The artists show how a sense of tūrangawaewae, one’s foothold or attachment to land, may be bound up with a range of intangibles – feeling, wairua or spirit, kaitiakitanga or guardianship. Tensions emerge between affective and proprietary attachments to places and spaces, between the legal system and cultural rights and beliefs, and between perception and responsibility, aesthetics and activism.
These are weighty issues, perhaps, yet the overriding effect of the artworks is one of lightness. Nebula mixes playfulness with politics and takes delight in clouds and fog, abstract and ethereal forms.
Diane Prince (Ngā Puhi, Ngāti Whātua, Ngāti Kahu) combines hard-hitting imagery with technical finesse in media such as sculptural installation, weaving and ink drawing. She has a strong background in political activism going back to the 1977-78 Bastion Point occupation, and in 1995 her work in the landmark exhibition Korurangi: New Māori Art was removed from the Auckland Art Gallery after police threatened legal action.
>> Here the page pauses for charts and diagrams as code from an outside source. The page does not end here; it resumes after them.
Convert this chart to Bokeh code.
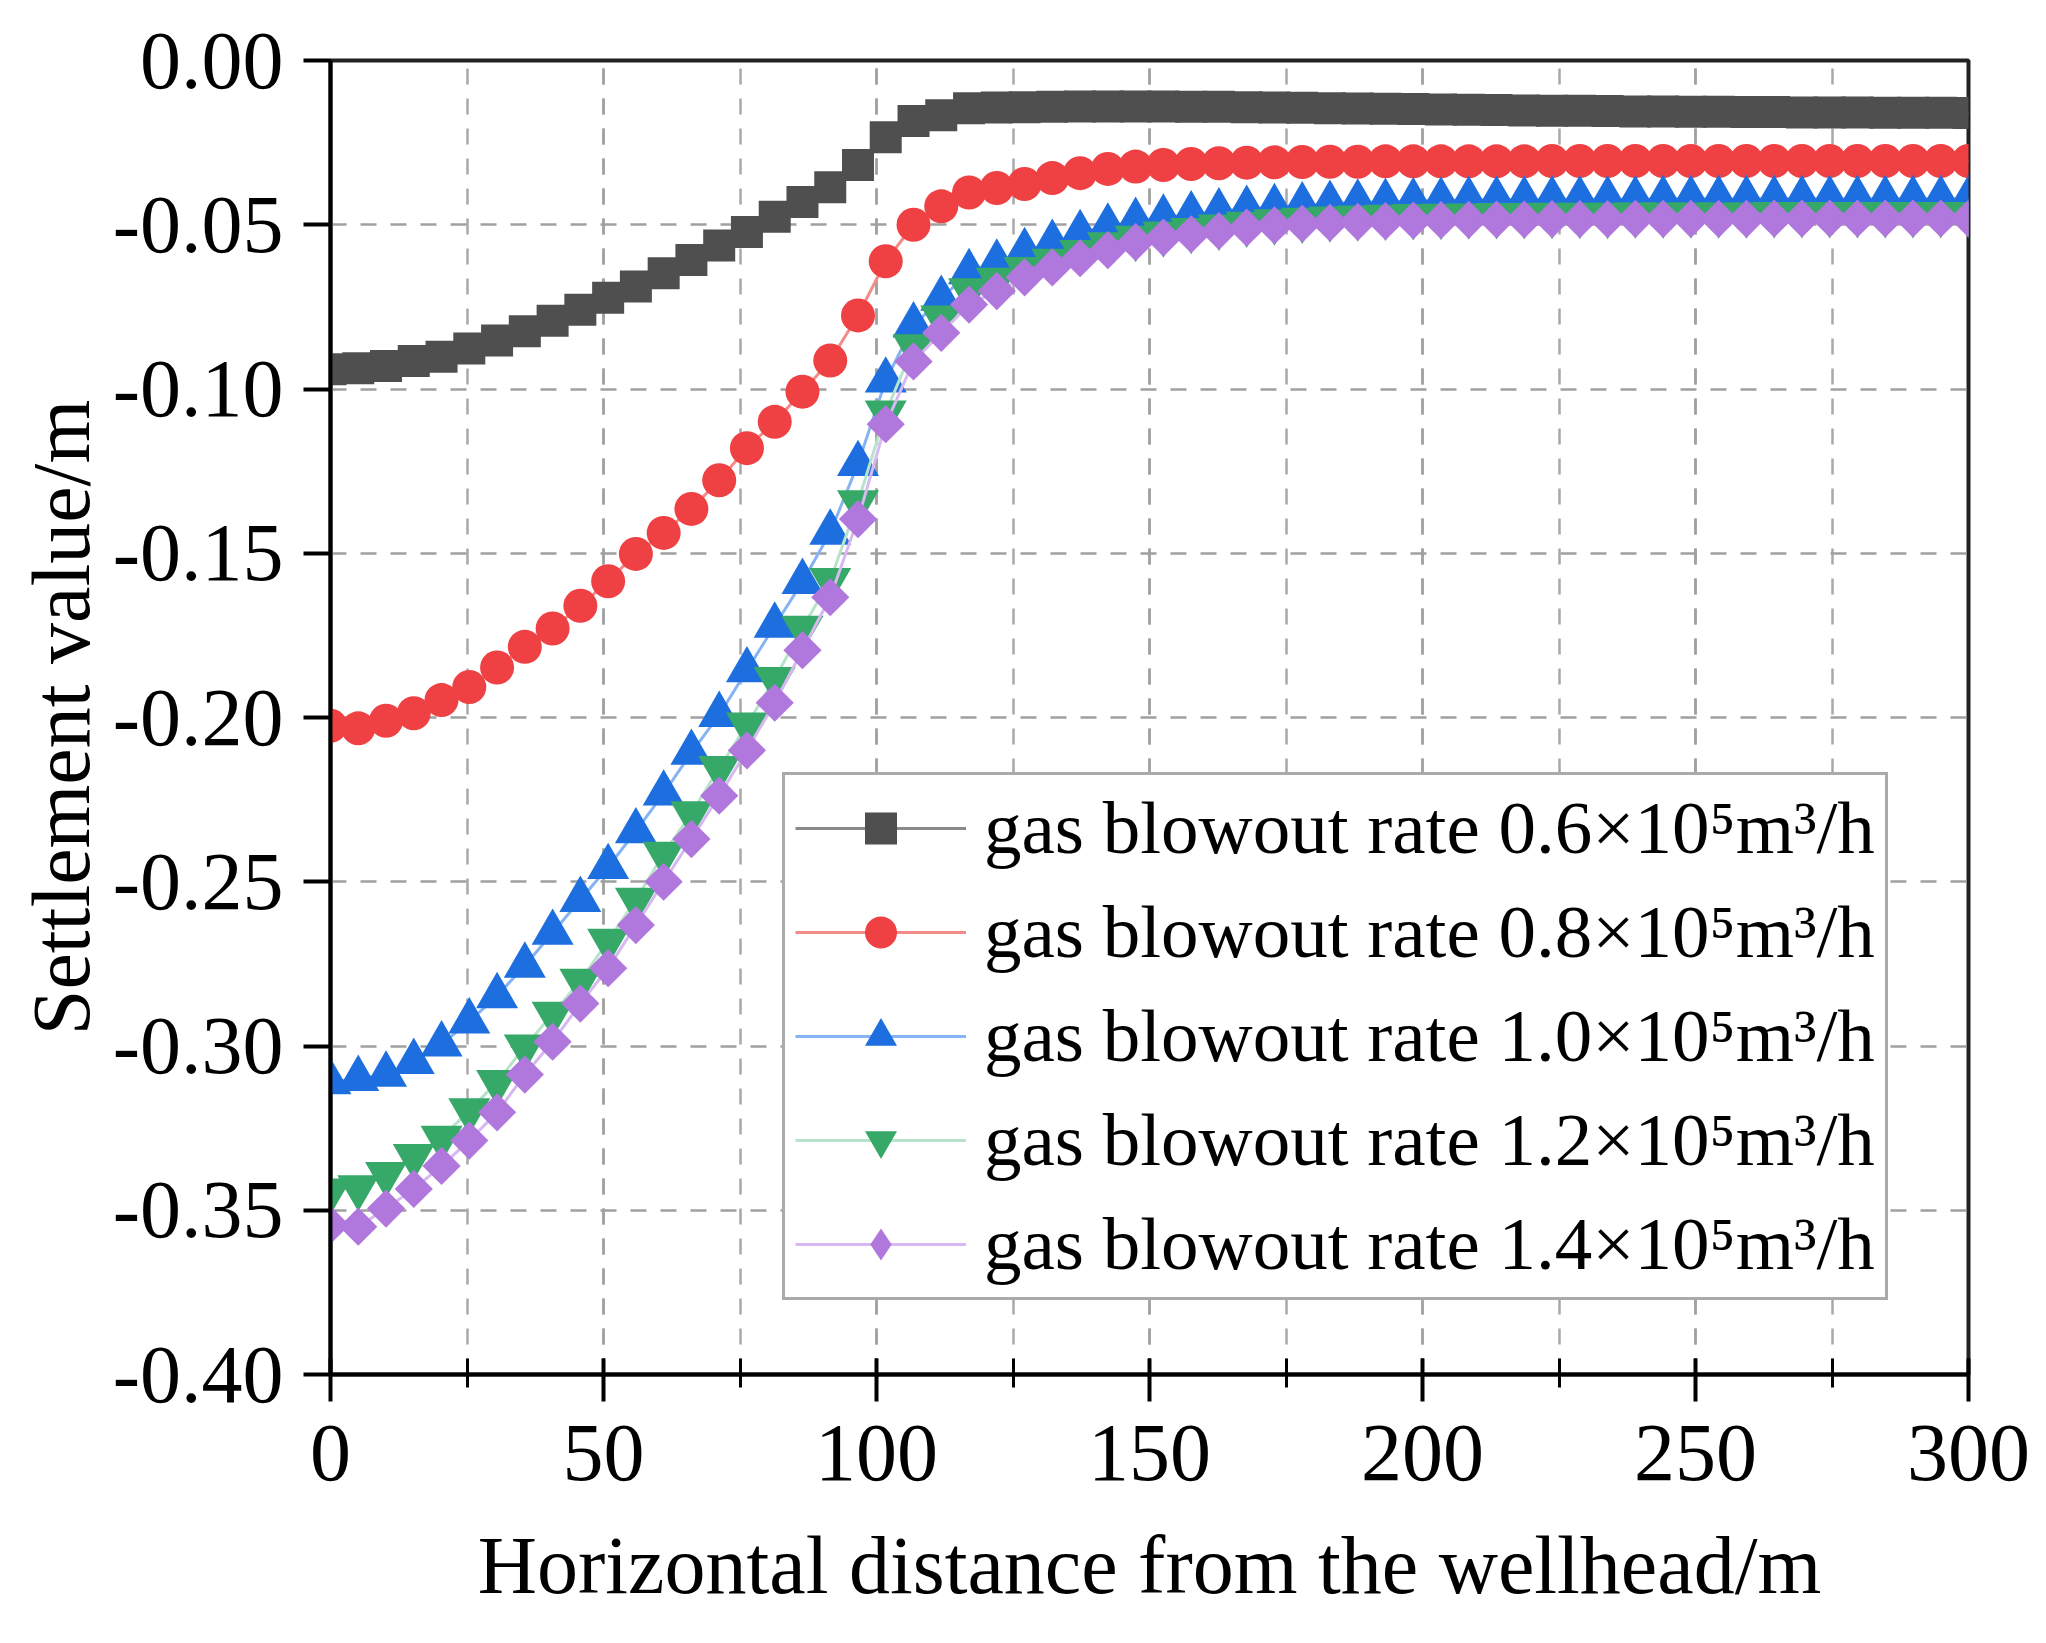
import numpy as np
from bokeh.plotting import figure
from bokeh.models import (Range1d, SingleIntervalTicker, FixedTicker, PrintfTickFormatter,
                          Legend, LegendItem, ColumnDataSource)
from bokeh.embed import file_html
from bokeh.resources import INLINE

# horizontal distance from the wellhead (m)
distance = [0, 5.08, 10.17, 15.25, 20.34, 25.42, 30.51, 35.59, 40.68, 45.76,
            50.85, 55.93, 61.02, 66.10, 71.19, 76.27, 81.36, 86.44, 91.53, 96.61,
            101.69, 106.78, 111.86, 116.95, 122.03, 127.12, 132.20, 137.29, 142.37, 147.46,
            152.54, 157.63, 162.71, 167.80, 172.88, 177.97, 183.05, 188.14, 193.22, 198.31,
            203.39, 208.47, 213.56, 218.64, 223.73, 228.81, 233.90, 238.98, 244.07, 249.15,
            254.24, 259.32, 264.41, 269.49, 274.58, 279.66, 284.75, 289.83, 294.92, 300]

# settlement values (m)
rate_06 = [-0.0940, -0.0937, -0.0930, -0.0915, -0.0902, -0.0877, -0.0852, -0.0824, -0.0792, -0.0759,
           -0.0722, -0.0688, -0.0648, -0.0607, -0.0563, -0.0522, -0.0476, -0.0431, -0.0386, -0.0318,
           -0.0234, -0.0184, -0.0167, -0.0145, -0.0143, -0.0142, -0.0141, -0.0140, -0.0140, -0.0140,
           -0.0140, -0.0141, -0.0141, -0.0142, -0.0143, -0.0144, -0.0145, -0.0146, -0.0147, -0.0148,
           -0.0149, -0.0150, -0.0151, -0.0152, -0.0153, -0.0153, -0.0154, -0.0155, -0.0155, -0.0156,
           -0.0156, -0.0157, -0.0157, -0.0158, -0.0158, -0.0158, -0.0159, -0.0159, -0.0159, -0.0160]

rate_08 = [-0.2025, -0.2033, -0.2010, -0.1987, -0.1947, -0.1907, -0.1848, -0.1785, -0.1729, -0.1660,
           -0.1585, -0.1502, -0.1438, -0.1365, -0.1278, -0.1180, -0.1100, -0.1008, -0.0913, -0.0776,
           -0.0611, -0.0500, -0.0444, -0.0402, -0.0388, -0.0376, -0.0358, -0.0343, -0.0330, -0.0323,
           -0.0318, -0.0315, -0.0313, -0.0311, -0.0310, -0.0309, -0.0308, -0.0308, -0.0307, -0.0307,
           -0.0307, -0.0307, -0.0307, -0.0307, -0.0306, -0.0306, -0.0306, -0.0306, -0.0306, -0.0306,
           -0.0306, -0.0306, -0.0306, -0.0306, -0.0306, -0.0306, -0.0306, -0.0306, -0.0306, -0.0306]

rate_10 = [-0.3110, -0.3100, -0.3087, -0.3048, -0.2995, -0.2925, -0.2848, -0.2755, -0.2655, -0.2555,
           -0.2455, -0.2346, -0.2231, -0.2107, -0.1992, -0.1856, -0.1720, -0.1587, -0.1437, -0.1228,
           -0.0974, -0.0806, -0.0725, -0.0644, -0.0615, -0.0580, -0.0555, -0.0525, -0.0505, -0.0488,
           -0.0478, -0.0468, -0.0459, -0.0451, -0.0446, -0.0441, -0.0436, -0.0432, -0.0430, -0.0428,
           -0.0426, -0.0424, -0.0423, -0.0423, -0.0422, -0.0422, -0.0422, -0.0422, -0.0421, -0.0421,
           -0.0421, -0.0421, -0.0421, -0.0421, -0.0421, -0.0421, -0.0421, -0.0421, -0.0421, -0.0421]

rate_12 = [-0.3440, -0.3430, -0.3390, -0.3335, -0.3280, -0.3196, -0.3110, -0.3002, -0.2902, -0.2802,
           -0.2680, -0.2555, -0.2415, -0.2292, -0.2154, -0.2022, -0.1883, -0.1727, -0.1582, -0.1345,
           -0.1072, -0.0870, -0.0783, -0.0700, -0.0668, -0.0635, -0.0610, -0.0583, -0.0560, -0.0540,
           -0.0527, -0.0516, -0.0506, -0.0497, -0.0490, -0.0485, -0.0481, -0.0478, -0.0476, -0.0474,
           -0.0473, -0.0472, -0.0471, -0.0471, -0.0470, -0.0470, -0.0470, -0.0469, -0.0469, -0.0469,
           -0.0469, -0.0469, -0.0468, -0.0468, -0.0468, -0.0468, -0.0468, -0.0468, -0.0468, -0.0468]

rate_14 = [-0.3545, -0.3550, -0.3495, -0.3435, -0.3365, -0.3288, -0.3202, -0.3087, -0.2987, -0.2871,
           -0.2763, -0.2632, -0.2500, -0.2370, -0.2238, -0.2100, -0.1955, -0.1795, -0.1634, -0.1396,
           -0.1107, -0.0916, -0.0829, -0.0743, -0.0702, -0.0660, -0.0630, -0.0602, -0.0577, -0.0553,
           -0.0539, -0.0529, -0.0519, -0.0509, -0.0502, -0.0497, -0.0494, -0.0491, -0.0489, -0.0487,
           -0.0486, -0.0485, -0.0484, -0.0484, -0.0483, -0.0483, -0.0483, -0.0482, -0.0482, -0.0482,
           -0.0482, -0.0482, -0.0481, -0.0481, -0.0481, -0.0481, -0.0481, -0.0481, -0.0481, -0.0481]

labels = ["gas blowout rate 0.6×10⁵m³/h",
          "gas blowout rate 0.8×10⁵m³/h",
          "gas blowout rate 1.0×10⁵m³/h",
          "gas blowout rate 1.2×10⁵m³/h",
          "gas blowout rate 1.4×10⁵m³/h"]
y_ticks = [0.0, -0.05, -0.10, -0.15, -0.20, -0.25, -0.30, -0.35, -0.40]

FONT = "Liberation Serif"

p = figure(width=2030, height=1625, output_backend="svg", toolbar_location=None,
           x_range=Range1d(0, 300), y_range=Range1d(-0.40, 0.0),
           min_border_left=330, min_border_right=62, min_border_top=60, min_border_bottom=251,
           x_axis_label="Horizontal distance from the wellhead/m",
           y_axis_label="Settlement value/m")
p.background_fill_color = "white"
p.border_fill_color = "white"
p.outline_line_color = "#222222"
p.outline_line_width = 4

# axes
p.xaxis.ticker = SingleIntervalTicker(interval=50, num_minor_ticks=2)
p.yaxis.ticker = FixedTicker(ticks=y_ticks)
p.yaxis.formatter = PrintfTickFormatter(format="%.2f")
for ax in (p.xaxis, p.yaxis):
    ax.axis_line_width = 4
    ax.axis_line_color = "black"
    ax.major_tick_line_width = 4
    ax.major_tick_out = 27
    ax.major_tick_in = 0
    ax.minor_tick_line_width = 3
    ax.minor_tick_out = 13
    ax.minor_tick_in = 0
    ax.major_label_text_font = FONT
    ax.major_label_text_font_size = "82px"
    ax.major_label_text_color = "black"
    ax.axis_label_text_font = FONT
    ax.axis_label_text_font_size = "82px"
    ax.axis_label_text_font_style = "normal"
    ax.axis_label_text_color = "black"
p.yaxis.minor_tick_line_color = None
p.xaxis.major_tick_in = 16
p.xaxis.minor_tick_in = 16
p.xaxis.major_label_standoff = 24
p.xaxis.axis_label_standoff = 37
p.yaxis.major_label_standoff = 20
p.yaxis.axis_label_standoff = 3

# grid
p.xgrid.ticker = SingleIntervalTicker(interval=50, num_minor_ticks=2)
for g in (p.xgrid, p.ygrid):
    g.grid_line_color = "#a0a0a0"
    g.grid_line_width = 2.5
    g.grid_line_dash = "16 14"
p.xgrid.minor_grid_line_color = "#a8a8a8"
p.xgrid.minor_grid_line_width = 2.5
p.xgrid.minor_grid_line_dash = "16 14"

series = [
    (rate_06, "#4f4f4f", "#8a8a8a", "square", 32, 0.0),
    (rate_08, "#ef4043", "#f58a8a", "circle", 34, 0.0),
    (rate_10, "#1d6fe0", "#86b4f2", "triangle", 42, 0.0),
    (rate_12, "#36a867", "#b8e3cb", "inverted_triangle", 42, 0.0),
    (rate_14, "#b077dc", "#d7b8f2", "square", 27, np.pi / 4),
]

items = []
for (vals, mcol, lcol, marker, size, ang), lab in zip(series, labels):
    src = ColumnDataSource(dict(x=distance, y=vals))
    lr = p.line("x", "y", source=src, line_color=lcol, line_width=3)
    rs = [lr]
    if ang:
        # narrow diamond hidden under the rotated squares, used as the legend key
        rs.append(p.scatter("x", "y", source=src, marker="diamond", size=34,
                            fill_color=mcol, line_color=None))
    sr = p.scatter("x", "y", source=src, marker=marker, size=size, angle=ang,
                   fill_color=mcol, line_color=None)
    if not ang:
        rs.append(sr)
    items.append(LegendItem(label=lab, renderers=rs))

legend = Legend(items=items, location=(452, 74))
legend.label_text_font = FONT
legend.label_text_font_size = "75px"
legend.label_text_color = "black"
legend.glyph_width = 171
legend.glyph_height = 80
legend.label_standoff = 18
legend.spacing = 18
legend.padding = 10
legend.margin = 0
legend.border_line_color = "#555555"
legend.border_line_width = 3
legend.background_fill_color = "white"
legend.background_fill_alpha = 1.0
p.add_layout(legend)

open("out.html", "w").write(file_html(p, INLINE))
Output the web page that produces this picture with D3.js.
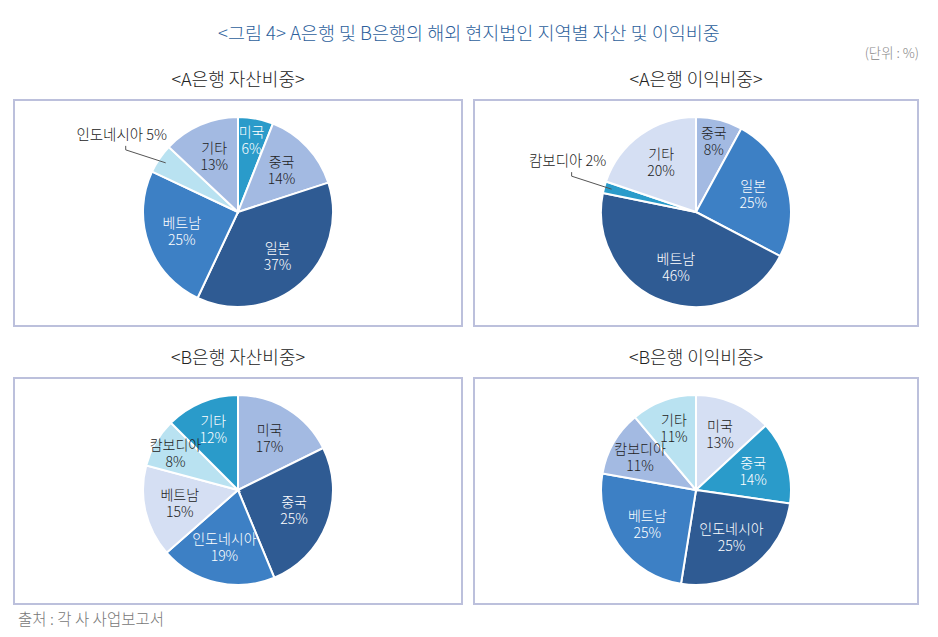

Diane’s drawings and woven judges’ wigs represent a critique of the legacy of colonisation in New Zealand’s legal system.
Layne Waerea (Te Arawa, Ngāti Kahungunu) performs irreverent interventions that variously assert or challenge the legal and commodity status of seemingly prosaic environments and phenomena. She records video and still images of herself carrying out audacious and enterprising acts on public and private property, playing with notions of ownership and selling improbable and elusive goods and services. Layne lives in Auckland and is founder and president of the chasing fog club (Est. 2014).
Amanda Watson is a Hamilton-based artist whose paintings visualise not just physical environments, bodies and materials, but metaphysical experiences, spirit or wairua. Her landscape-based abstractions respond to direct experience of the environments of Aotearoa New Zealand; they offer not a view as such but a sense of being in the landscape, or of nature acting upon the artist. Amanda’s recent work includes a series of crumpled canvas and paper works that register the structure of geological forms while also producing an airy, floating effect.
"Our whole happiness and power of energetic action depend upon our being able to breathe and live in cloud."
John Ruskin, Modern PaintersVol. 4, 1856
“She’s strong, yes, and capable and cunning—but also wounded, angry, and emotionally damaged. She’s a flawed, fully-realized character, the kind women rarely get to be in superhero films.”
Actor Karen Gillan on the role of Nebula in
Guardians of the Galaxy Vol. 2, 2017
“It is your own relationship with what it is you care about that opens up the borderlands that are interesting … trying to understand what matters to you personally, as a historical person, as a political person, as an emotional person. All the ways that oneself is not just oneself. What matters? What do I care about? And what does that tell me?”